* [Your objective] Below, locate the line that contains "Write a Python". Repeat exactly from that line to the line that contains "import seaborn as sns", inclusive, leaving out the pictures.

* [Figure scripts]
-=-=-=-=-
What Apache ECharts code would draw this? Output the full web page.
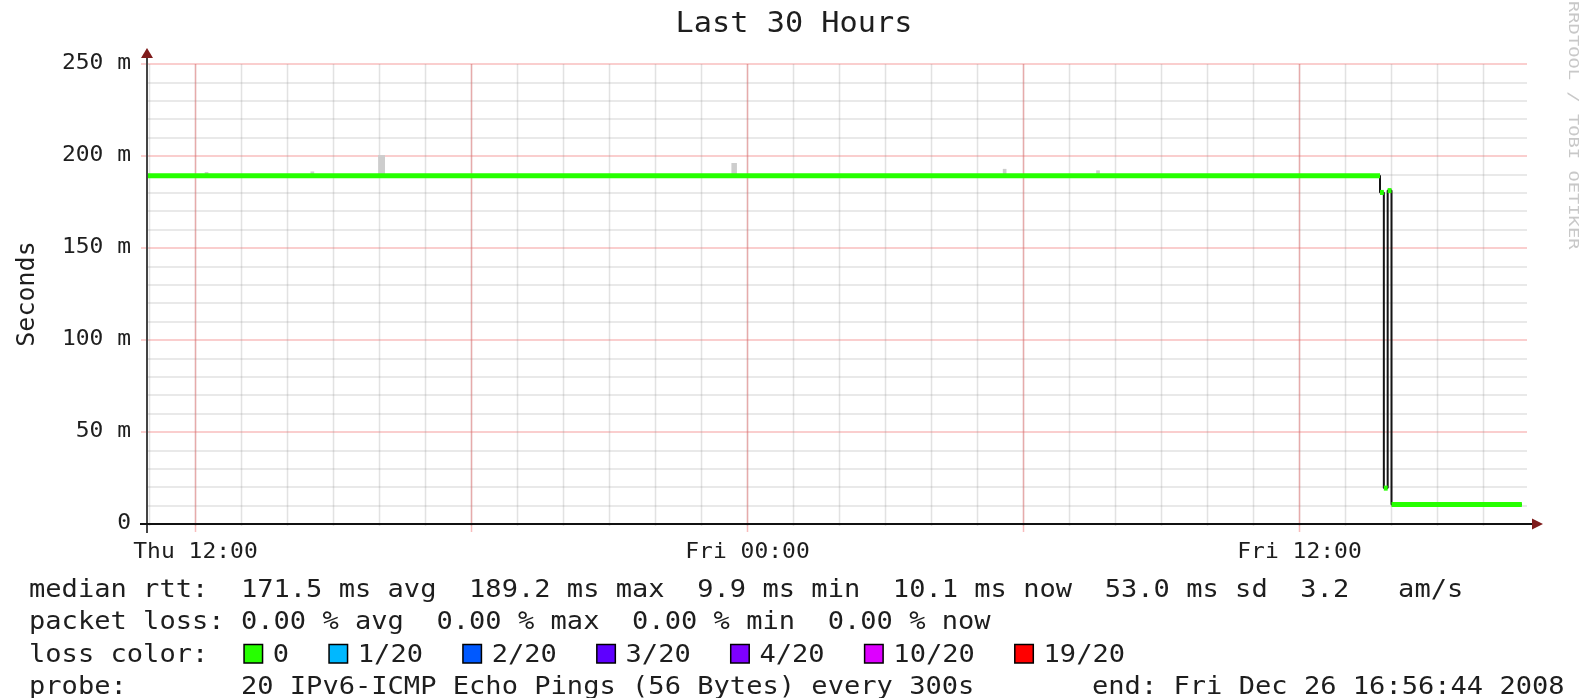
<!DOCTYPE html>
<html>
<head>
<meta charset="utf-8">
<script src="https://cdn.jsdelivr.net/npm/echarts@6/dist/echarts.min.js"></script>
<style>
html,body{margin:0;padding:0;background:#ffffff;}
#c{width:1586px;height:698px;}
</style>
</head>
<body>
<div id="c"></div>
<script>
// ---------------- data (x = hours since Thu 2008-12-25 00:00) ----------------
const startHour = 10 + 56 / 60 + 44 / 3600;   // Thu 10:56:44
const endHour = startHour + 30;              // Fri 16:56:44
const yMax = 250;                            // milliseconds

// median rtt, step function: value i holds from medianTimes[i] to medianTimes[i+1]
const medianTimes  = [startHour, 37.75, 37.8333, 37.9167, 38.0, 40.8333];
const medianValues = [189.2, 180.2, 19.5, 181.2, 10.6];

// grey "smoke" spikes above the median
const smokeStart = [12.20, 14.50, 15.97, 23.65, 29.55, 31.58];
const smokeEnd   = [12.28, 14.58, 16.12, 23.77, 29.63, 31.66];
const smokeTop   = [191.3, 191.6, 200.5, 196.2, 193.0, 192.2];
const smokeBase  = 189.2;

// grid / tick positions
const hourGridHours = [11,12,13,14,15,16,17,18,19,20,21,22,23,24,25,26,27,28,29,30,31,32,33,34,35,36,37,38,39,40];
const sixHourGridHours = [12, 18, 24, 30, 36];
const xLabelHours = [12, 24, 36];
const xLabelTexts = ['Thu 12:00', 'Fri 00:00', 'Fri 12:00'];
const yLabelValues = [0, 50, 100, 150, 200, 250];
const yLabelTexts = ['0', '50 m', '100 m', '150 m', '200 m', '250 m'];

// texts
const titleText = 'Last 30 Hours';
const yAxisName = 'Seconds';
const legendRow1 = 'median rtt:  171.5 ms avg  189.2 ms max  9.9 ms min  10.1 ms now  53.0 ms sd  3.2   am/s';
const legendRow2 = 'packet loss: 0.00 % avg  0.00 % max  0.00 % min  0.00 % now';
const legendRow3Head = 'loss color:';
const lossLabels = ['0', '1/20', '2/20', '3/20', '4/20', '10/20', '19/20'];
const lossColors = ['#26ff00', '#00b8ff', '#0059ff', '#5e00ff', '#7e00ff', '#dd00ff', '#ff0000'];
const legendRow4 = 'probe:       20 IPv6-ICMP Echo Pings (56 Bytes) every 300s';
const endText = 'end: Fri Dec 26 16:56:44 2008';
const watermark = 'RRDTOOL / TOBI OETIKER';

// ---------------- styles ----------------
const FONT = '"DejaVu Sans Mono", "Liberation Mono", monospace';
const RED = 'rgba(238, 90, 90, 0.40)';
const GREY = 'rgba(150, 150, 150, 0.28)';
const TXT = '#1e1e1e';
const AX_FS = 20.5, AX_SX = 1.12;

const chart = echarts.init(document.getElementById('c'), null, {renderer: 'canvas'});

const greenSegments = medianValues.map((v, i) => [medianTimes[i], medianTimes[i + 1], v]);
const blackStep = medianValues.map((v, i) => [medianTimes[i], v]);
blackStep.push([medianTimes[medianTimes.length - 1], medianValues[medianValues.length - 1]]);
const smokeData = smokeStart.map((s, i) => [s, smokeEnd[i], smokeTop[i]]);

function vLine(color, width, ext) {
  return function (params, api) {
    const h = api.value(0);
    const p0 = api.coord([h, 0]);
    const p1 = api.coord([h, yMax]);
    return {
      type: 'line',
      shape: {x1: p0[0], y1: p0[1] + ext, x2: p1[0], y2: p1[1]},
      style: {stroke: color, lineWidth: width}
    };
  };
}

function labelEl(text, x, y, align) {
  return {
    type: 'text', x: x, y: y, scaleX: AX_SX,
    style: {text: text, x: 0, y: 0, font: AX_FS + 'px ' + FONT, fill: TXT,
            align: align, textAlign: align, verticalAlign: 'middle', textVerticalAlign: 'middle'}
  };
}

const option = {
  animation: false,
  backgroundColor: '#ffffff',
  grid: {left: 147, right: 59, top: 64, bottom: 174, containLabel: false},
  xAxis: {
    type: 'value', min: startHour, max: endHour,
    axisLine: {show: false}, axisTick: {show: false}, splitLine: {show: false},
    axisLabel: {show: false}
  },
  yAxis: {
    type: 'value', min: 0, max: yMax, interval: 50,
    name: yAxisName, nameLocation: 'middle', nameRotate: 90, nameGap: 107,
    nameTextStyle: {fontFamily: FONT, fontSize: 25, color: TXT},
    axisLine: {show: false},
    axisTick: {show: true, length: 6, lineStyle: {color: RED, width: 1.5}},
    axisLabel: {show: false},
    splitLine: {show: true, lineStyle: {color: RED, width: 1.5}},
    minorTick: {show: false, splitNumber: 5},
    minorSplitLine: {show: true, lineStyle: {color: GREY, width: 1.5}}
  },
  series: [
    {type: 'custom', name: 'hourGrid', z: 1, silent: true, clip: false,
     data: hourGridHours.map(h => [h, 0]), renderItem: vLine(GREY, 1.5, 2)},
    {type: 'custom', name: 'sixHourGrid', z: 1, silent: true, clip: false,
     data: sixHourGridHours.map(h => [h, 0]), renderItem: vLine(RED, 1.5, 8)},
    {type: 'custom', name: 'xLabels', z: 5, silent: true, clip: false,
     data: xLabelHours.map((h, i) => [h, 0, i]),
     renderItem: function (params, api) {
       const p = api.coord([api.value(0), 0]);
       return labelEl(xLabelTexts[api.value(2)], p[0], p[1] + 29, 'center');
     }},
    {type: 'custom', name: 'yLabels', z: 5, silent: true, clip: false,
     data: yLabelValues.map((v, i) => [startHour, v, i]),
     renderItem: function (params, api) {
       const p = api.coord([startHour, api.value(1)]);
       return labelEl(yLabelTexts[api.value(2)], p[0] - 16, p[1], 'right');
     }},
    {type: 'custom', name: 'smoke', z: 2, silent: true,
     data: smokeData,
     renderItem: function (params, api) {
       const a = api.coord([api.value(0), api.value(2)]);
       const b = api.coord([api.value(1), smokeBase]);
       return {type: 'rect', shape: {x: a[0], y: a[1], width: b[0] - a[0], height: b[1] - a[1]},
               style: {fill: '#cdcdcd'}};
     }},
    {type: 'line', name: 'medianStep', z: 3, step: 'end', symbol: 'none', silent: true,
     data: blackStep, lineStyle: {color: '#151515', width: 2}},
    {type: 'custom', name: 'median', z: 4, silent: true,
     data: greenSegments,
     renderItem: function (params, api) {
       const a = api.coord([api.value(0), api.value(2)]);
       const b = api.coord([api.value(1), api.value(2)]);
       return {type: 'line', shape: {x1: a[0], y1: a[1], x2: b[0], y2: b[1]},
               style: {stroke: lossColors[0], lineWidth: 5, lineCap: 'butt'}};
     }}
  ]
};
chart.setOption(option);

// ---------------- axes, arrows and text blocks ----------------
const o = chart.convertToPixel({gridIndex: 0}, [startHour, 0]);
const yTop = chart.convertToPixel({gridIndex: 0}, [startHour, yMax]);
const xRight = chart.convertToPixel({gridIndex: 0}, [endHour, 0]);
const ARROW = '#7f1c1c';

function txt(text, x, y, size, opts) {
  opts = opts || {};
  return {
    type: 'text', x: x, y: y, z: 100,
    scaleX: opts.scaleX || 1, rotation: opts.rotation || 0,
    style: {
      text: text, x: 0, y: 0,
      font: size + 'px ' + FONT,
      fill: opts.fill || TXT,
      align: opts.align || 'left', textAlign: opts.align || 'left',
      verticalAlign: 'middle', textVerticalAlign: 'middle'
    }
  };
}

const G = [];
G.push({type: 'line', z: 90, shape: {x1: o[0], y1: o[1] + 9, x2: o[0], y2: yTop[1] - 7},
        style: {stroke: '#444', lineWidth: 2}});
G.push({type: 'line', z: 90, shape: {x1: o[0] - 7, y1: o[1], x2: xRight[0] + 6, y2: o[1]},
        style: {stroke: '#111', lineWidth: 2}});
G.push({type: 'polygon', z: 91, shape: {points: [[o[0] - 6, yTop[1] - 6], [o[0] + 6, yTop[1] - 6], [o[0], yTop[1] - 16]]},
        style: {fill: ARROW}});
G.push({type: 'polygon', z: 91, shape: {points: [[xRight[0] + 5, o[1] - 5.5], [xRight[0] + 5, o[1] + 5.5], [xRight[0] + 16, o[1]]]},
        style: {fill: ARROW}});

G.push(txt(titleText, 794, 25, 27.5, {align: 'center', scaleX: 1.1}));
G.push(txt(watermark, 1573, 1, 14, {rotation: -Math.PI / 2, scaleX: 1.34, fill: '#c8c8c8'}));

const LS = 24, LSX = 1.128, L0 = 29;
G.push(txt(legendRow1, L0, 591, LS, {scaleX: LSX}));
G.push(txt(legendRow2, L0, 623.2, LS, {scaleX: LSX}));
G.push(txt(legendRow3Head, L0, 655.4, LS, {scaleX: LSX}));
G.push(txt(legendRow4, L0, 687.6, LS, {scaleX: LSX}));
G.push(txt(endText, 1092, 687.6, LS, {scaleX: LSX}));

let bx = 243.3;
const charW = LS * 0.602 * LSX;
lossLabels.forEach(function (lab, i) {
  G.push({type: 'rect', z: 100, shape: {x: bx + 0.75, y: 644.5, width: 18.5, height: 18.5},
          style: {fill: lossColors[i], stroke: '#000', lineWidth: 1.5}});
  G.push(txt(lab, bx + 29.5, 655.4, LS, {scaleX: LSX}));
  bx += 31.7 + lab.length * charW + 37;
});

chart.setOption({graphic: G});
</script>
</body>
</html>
-=-=-=-=-
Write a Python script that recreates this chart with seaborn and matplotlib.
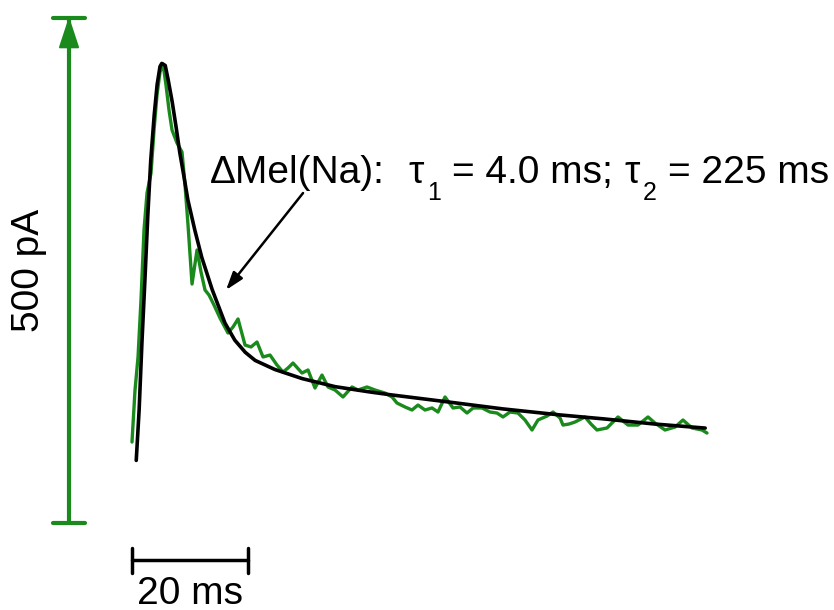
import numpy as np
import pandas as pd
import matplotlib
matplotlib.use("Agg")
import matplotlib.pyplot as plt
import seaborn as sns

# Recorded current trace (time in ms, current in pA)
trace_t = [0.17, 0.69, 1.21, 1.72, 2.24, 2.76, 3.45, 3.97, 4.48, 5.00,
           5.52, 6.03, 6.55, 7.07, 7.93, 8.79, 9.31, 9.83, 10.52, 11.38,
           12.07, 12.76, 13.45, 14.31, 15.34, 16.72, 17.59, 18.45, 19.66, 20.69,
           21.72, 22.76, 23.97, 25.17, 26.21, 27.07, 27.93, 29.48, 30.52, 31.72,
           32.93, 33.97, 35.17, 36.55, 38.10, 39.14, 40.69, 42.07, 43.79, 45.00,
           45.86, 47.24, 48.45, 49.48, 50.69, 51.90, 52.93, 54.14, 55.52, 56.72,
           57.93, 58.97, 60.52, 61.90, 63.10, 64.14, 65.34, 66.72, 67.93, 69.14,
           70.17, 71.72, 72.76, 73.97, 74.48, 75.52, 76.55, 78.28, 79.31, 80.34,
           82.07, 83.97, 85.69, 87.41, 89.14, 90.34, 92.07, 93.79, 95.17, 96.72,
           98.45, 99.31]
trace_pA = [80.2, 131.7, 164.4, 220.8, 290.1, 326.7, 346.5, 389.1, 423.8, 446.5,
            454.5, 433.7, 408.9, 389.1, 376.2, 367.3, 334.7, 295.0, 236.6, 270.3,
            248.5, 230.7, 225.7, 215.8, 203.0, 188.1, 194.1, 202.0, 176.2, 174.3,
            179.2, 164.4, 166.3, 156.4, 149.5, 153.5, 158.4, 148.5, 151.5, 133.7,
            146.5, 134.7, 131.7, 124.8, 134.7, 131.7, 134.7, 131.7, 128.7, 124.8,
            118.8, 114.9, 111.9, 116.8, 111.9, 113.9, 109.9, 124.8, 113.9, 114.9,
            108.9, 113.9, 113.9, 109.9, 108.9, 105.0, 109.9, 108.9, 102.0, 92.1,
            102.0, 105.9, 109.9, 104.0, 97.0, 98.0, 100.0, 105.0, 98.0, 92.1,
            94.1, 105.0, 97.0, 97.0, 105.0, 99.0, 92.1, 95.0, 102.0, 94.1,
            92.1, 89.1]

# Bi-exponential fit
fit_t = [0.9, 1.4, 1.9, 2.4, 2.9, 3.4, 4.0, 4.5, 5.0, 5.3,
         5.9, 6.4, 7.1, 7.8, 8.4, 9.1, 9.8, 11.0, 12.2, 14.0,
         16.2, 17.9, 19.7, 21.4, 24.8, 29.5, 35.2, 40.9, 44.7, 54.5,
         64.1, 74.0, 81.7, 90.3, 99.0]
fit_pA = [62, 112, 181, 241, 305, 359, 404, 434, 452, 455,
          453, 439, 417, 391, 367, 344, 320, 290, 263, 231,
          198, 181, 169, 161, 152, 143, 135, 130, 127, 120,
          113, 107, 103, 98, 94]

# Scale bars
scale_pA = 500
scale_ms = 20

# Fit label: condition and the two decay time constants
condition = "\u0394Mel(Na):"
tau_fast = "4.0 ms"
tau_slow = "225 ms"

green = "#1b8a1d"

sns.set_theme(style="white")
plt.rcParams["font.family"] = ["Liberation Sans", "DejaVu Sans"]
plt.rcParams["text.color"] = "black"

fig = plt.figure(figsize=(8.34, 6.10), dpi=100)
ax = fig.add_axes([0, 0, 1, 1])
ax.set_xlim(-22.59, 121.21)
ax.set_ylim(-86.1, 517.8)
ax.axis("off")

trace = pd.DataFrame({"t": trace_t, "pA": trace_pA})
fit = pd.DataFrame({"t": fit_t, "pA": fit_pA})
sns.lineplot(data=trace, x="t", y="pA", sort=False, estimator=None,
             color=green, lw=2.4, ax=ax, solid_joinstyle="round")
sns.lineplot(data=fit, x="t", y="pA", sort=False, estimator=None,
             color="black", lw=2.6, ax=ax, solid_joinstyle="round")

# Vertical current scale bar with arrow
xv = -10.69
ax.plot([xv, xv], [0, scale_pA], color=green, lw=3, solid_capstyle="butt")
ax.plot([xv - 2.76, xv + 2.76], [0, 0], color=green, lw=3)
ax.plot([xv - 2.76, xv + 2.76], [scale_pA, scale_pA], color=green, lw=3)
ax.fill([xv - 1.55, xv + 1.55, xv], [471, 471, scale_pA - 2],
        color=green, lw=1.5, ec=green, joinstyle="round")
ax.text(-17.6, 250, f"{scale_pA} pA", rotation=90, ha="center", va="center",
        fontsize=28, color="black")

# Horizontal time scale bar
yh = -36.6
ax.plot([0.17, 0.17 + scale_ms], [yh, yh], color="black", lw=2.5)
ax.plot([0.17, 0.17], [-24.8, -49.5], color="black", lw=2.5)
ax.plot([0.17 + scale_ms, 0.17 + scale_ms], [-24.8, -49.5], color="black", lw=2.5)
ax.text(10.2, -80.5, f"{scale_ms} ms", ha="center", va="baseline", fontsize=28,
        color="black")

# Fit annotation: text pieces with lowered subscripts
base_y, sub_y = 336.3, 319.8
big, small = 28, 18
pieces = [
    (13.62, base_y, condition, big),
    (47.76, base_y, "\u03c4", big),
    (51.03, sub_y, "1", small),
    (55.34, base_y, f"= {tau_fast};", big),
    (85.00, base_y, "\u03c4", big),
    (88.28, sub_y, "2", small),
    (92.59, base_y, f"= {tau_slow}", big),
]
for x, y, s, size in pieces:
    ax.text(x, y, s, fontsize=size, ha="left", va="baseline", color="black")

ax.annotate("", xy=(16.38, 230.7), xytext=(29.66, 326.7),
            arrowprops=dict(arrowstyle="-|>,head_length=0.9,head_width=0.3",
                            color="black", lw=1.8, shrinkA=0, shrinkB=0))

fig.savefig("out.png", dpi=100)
-=-=-=-=-
* [Output of the exercise]
Write a Python script that recreates this chart with seaborn and matplotlib.
import numpy as np
import pandas as pd
import matplotlib
matplotlib.use("Agg")
import matplotlib.pyplot as plt
import seaborn as sns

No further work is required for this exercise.